Anorexia handed out hunger pangs and Bulimia came along and like a dealer and offered me an escape. When I eventually caved in and ate an extra onion or a bigger piece of toast the guilt was overwhelming but it was accompanied by an ‘in for a penny, in for a pound’ mentality. If I was going to have more toast I might as well raid the whole kitchen cupboards. Digestive biscuits topped with strawberry jam were a favourite – not one or two but the whole packet. Once started it was impossible to stop, handfuls of nuts, pieces of cakes, packets of crisps. All were devoured in one sitting. With stomach distended the wretchedness then set in. With head fuzzy and confused with the madness of it all I would bend over the lavatory and watch it all come back up again. Purged, I would vow never to do it again – until the next time.
I can’t recall how I eventually stopped this long, sorry cycle but I did it all by myself. I left home and escaped the claustrophobic atmosphere at 18 years old and I think that was the start of the long, slow recovery. For years after I could still recite the exact calorie content of most foods and I still can’t look at a digestive biscuit without thinking about a white porcelain bowl.
Eating disorders are well understood today and expert therapy is available to help those suffering.
Mothers come in for an unfair amount of flack and blame but in my opinion, because a young person has limited control over their lives it might be worth just holding back on that opinion that seems so valid or that critical remark that seems so innocuous.

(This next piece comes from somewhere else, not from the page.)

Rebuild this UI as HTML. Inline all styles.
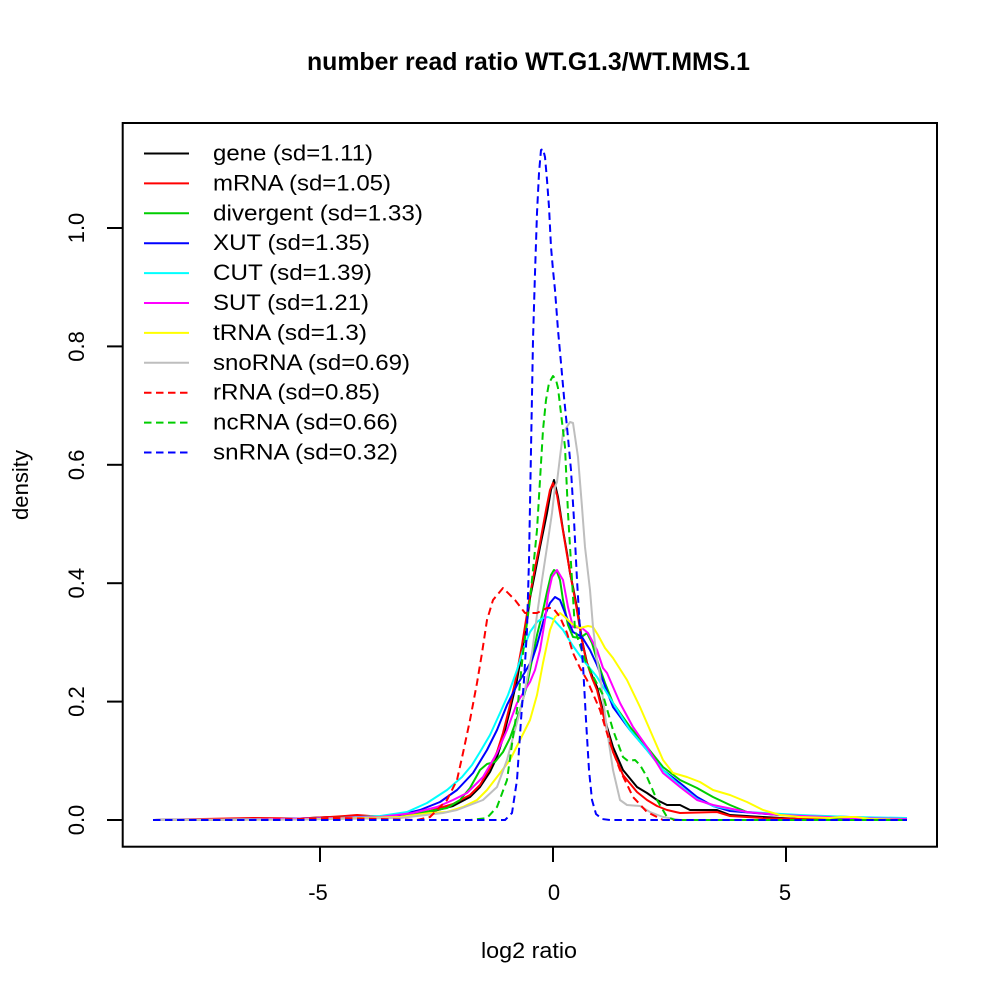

I didn’t have the courage to rebel by dying my hair pink or dressing like a punk but it would have been a hell of a lot easier to wash the colour out of my hair than recover from Anorexia.
Susie Pinchin is a student Counsellor, working towards her level 4 Diploma. She is an Education Welfare Officer and volunteers for Cruse Bereavement Care.
Having completed Brief Solution Focus Therapy and practised through an Academy in London, with students of all ages, she is passionate about helping young people and vulnerable people. And combined with a passion for education Susie aims is to establish a private practice combined with work as a school counsellor.